Gerald Ford, the Nation's (Quack) Healer
The
evil that men do lives after them, The good is oft interr d with their
bones
When I first read that quote
from Shakespeare it seemed wrong to me. When people die it seems that the evil
they do is interr'd, and we try our best to find the good. Perhaps Shakespeare
was taking the long view. Once someone's been dead for a decent period of time,
we disinter the evil that we
overlooked.
The media coverage of
Gerald Ford's death brings this to mind. Don't get me wrong. Ford was not an
evil man. He was an uninspired and uninspiring hack politician who became
President solely by accident, though we all knew, when he was confirmed as vice
president, that he would indeed become President. He was acceptable as a
potential caretaker president to the Democrats that controlled Congress at the
time.
What brings the quote to mind,
and my doubts about its truthfulness, is the determined efforts of the media to
make a virtue out of one of Ford's truly bad actions-the Nixon pardon. We are
supposed to believe that Ford "healed" the nation after ascending to the office
in the wake of Nixon's resignation. How this healing was accomplished is
unclear, other than the fact that after Nixon, he was not-Nixon. Anyone could
have done that.
I was there, and I
don't recall feeling healed. Medically, it's my understanding that one should
clean a wound before stitching it up, else one risks infection. There was no
cleaning after Nixon's resignation. For all its faults, the system of justice,
had it worked its course, would have healed the nation much better than Ford
ever could or did. Nixon would have and should have been convicted of a crime.

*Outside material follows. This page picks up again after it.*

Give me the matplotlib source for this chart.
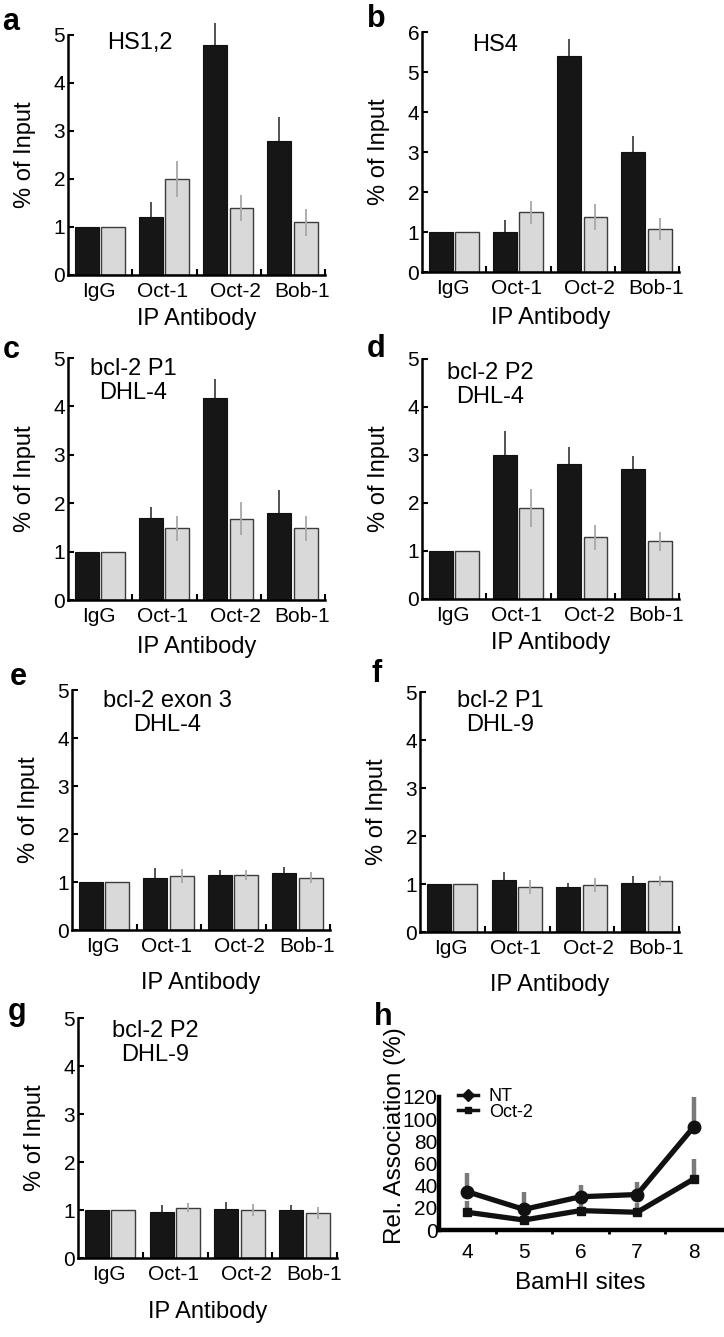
import numpy as np
import matplotlib
matplotlib.use('Agg')
from matplotlib import pyplot as plt
from matplotlib.lines import Line2D

plt.rcParams['font.family'] = ['Liberation Sans', 'DejaVu Sans']

W, H = 724, 1337

antibodies = ['IgG', 'Oct-1', 'Oct-2', 'Bob-1']

# black bars = first series, grey bars = second series (upper error only on black)
a_black = [1.0, 1.21, 4.79, 2.79]
a_black_err = [0, 0.31, 0.45, 0.50]
a_gray = [1.0, 2.0, 1.40, 1.10]
a_gray_err = [0, 0.38, 0.27, 0.28]

b_black = [1.0, 1.0, 5.39, 2.99]
b_black_err = [0, 0.30, 0.44, 0.40]
b_gray = [1.0, 1.49, 1.38, 1.08]
b_gray_err = [0, 0.28, 0.32, 0.27]

c_black = [1.0, 1.69, 4.17, 1.79]
c_black_err = [0, 0.24, 0.40, 0.48]
c_gray = [1.0, 1.48, 1.68, 1.48]
c_gray_err = [0, 0.26, 0.34, 0.26]

d_black = [1.0, 3.0, 2.81, 2.71]
d_black_err = [0, 0.49, 0.36, 0.26]
d_gray = [1.0, 1.90, 1.29, 1.20]
d_gray_err = [0, 0.40, 0.26, 0.20]

e_black = [1.0, 1.09, 1.14, 1.19]
e_black_err = [0, 0.20, 0.12, 0.13]
e_gray = [1.0, 1.12, 1.15, 1.09]
e_gray_err = [0, 0.15, 0.11, 0.12]

f_black = [1.0, 1.09, 0.93, 1.03]
f_black_err = [0, 0.17, 0.09, 0.13]
f_gray = [1.0, 0.94, 0.98, 1.06]
f_gray_err = [0, 0.14, 0.15, 0.10]

g_black = [1.0, 0.96, 1.03, 1.01]
g_black_err = [0, 0.14, 0.13, 0.09]
g_gray = [1.0, 1.05, 1.0, 0.94]
g_gray_err = [0, 0.10, 0.13, 0.13]

# panel h
sites = [4, 5, 6, 7, 8]
nt = [34.5, 18.6, 30, 32, 93]
nt_err = [17, 16, 10.5, 11.5, 27]
oct2 = [16, 9, 17.5, 16, 46]
oct2_err = [10, 8, 8, 8, 18]

fig = plt.figure(figsize=(W / 100, H / 100), dpi=100)


def rect(x0, x1, ytop, ybot):
	return [x0 / W, 1 - ybot / H, (x1 - x0) / W, (ybot - ytop) / H]


def bar_panel(r, letter, lpos, title, tpos, black, black_err, gray, gray_err, ymax, xlab_off):
	ax = fig.add_axes(rect(*r))
	x = np.arange(4)
	black = np.array(black)
	gray = np.array(gray)
	ax.bar(x + 0.29, black, 0.37, color='#161616', edgecolor='#111111', lw=0.8, zorder=2)
	ax.bar(x + 0.70, gray, 0.37, color='#d9d9d9', edgecolor='#3c3c3c', lw=1.0, zorder=2)
	ax.vlines(x + 0.29, black, black + np.array(black_err), color='#444444', lw=1.3, zorder=3, clip_on=False)
	ax.vlines(x + 0.70, gray - np.array(gray_err), gray + np.array(gray_err), color='#a8a8a8', lw=1.3, zorder=3, clip_on=False)
	ax.set_xlim(0, 4)
	ax.set_ylim(0, ymax)
	for s in ['top', 'right']:
		ax.spines[s].set_visible(False)
	for s in ['left', 'bottom']:
		ax.spines[s].set_linewidth(1.8)
	ax.set_yticks(range(ymax + 1))
	ax.tick_params(axis='y', direction='in', length=4, width=1.5, pad=2, labelsize=15)
	ax.set_xticks([0.48, 1.47, 2.6, 3.65])
	ax.set_xticklabels(antibodies)
	ax.tick_params(axis='x', length=0, pad=5, labelsize=15)
	ax.set_xticks([1, 2, 3, 4], minor=True)
	ax.tick_params(axis='x', which='minor', direction='in', length=4, width=1.5)
	w = r[1] - r[0]
	h = r[3] - r[2]
	ax.set_ylabel('% of Input', fontsize=17, va='center')
	ax.yaxis.set_label_coords(-43 / w, 0.5)
	ax.set_xlabel('IP Antibody', fontsize=17, va='center')
	ax.xaxis.set_label_coords(0.5, -xlab_off / h)
	fig.text(tpos[0] / W, 1 - tpos[1] / H, title, ha='center', va='center', fontsize=17, linespacing=1.1)
	fig.text(lpos[0] / W, 1 - lpos[1] / H, letter, ha='left', va='baseline', fontsize=22, fontweight='bold')
	return ax


bar_panel((68, 325, 35, 275), 'a', (2, 30), 'HS1,2', (140, 43), a_black, a_black_err, a_gray, a_gray_err, 5, 44)
bar_panel((422, 679, 32, 272), 'b', (367, 27), 'HS4', (495, 45), b_black, b_black_err, b_gray, b_gray_err, 6, 46)
bar_panel((68, 325, 358, 600), 'c', (3, 358), 'bcl-2 P1\nDHL-4', (133, 381), c_black, c_black_err, c_gray, c_gray_err, 5, 47)
bar_panel((422, 679, 359, 599), 'd', (367, 357), 'bcl-2 P2\nDHL-4', (490, 385), d_black, d_black_err, d_gray, d_gray_err, 5, 44)
bar_panel((72, 330, 690, 930), 'e', (10, 685), 'bcl-2 exon 3\nDHL-4', (167, 713), e_black, e_black_err, e_gray, e_gray_err, 5, 53)
bar_panel((420, 679, 692, 932), 'f', (372, 682), 'bcl-2 P1\nDHL-9', (500, 713), f_black, f_black_err, f_gray, f_gray_err, 5, 53)
bar_panel((78, 337, 1018, 1258), 'g', (8, 1020), 'bcl-2 P2\nDHL-9', (155, 1043), g_black, g_black_err, g_gray, g_gray_err, 5, 54)

# panel h
ax = fig.add_axes(rect(439, 722, 1097, 1230))
nt = np.array(nt)
oct2 = np.array(oct2)
ax.vlines(sites, nt, nt + np.array(nt_err), color='#7a7a7a', lw=3.2, zorder=1, clip_on=False)
ax.vlines(sites, oct2, oct2 + np.array(oct2_err), color='#7a7a7a', lw=3.2, zorder=1, clip_on=False)
ax.plot(sites, nt, color='#111111', lw=3.8, marker='o', ms=9, zorder=3, clip_on=False)
ax.plot(sites, oct2, color='#111111', lw=3.8, marker='s', ms=6, zorder=3, clip_on=False)
ax.set_xlim(3.5, 8.5)
ax.set_ylim(0, 120)
for s in ['top', 'right']:
	ax.spines[s].set_visible(False)
for s in ['left', 'bottom']:
	ax.spines[s].set_linewidth(3.2)
ax.set_xticks(sites)
ax.set_yticks(range(0, 121, 20))
ax.tick_params(axis='x', length=0, pad=9, labelsize=15)
ax.tick_params(axis='y', length=0, pad=1, labelsize=15)
ax.set_xticks([4.5, 5.5, 6.5, 7.5], minor=True)
ax.tick_params(axis='x', which='minor', direction='out', length=3, width=2)
ax.set_xlabel('BamHI sites', fontsize=17.5, va='center')
ax.xaxis.set_label_coords(0.5, -53 / 133)
ax.set_ylabel('Rel. Association (%)', fontsize=17.5, va='center')
ax.yaxis.set_label_coords(-44 / 283, (1230 - 1136) / 133)
handles = [Line2D([], [], color='#111111', lw=2.5, marker='D', ms=6),
		   Line2D([], [], color='#111111', lw=2.5, marker='s', ms=5)]
ax.legend(handles, ['NT', 'Oct-2'], loc='upper left', bbox_to_anchor=(0.067, 1.065), frameon=False,
		  fontsize=13, handlelength=1.1, handletextpad=0.6, labelspacing=-0.1, borderpad=0, borderaxespad=0)
fig.text(374 / W, 1 - 1025 / H, 'h', ha='left', va='baseline', fontsize=22, fontweight='bold')

fig.savefig('out.png', dpi=100)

The infection he left behind incubated, burst out briefly during the Reagan
years, and is now a full fledged plague.
Ford set a precedent-that the
consequence of presidential criminality is a brief period of ostracism followed
by a rehabilitation of sorts. Hardly the type of consequence conservatives
normally tout as an effective crime deterrent. Small wonder that Cheney,
Rumsfeld, Bush, et. al, feel no pressure to conform to constitutional niceties.
The upside is too attractive; the downside means nothing to this bunch of
psychopaths.
Apart from the pardon,
Ford was a non-entity. There are worse types of presidents for sure. He had the
virtue, at least, of being aware on some level, of his own mediocrity, and
neither claimed greatness, aspired to cult status, nor claimed to talk to God.
It's hard to believe that those virtues now make him look at least not-so-bad.
I'd trade what we have for him, but that's not saying much.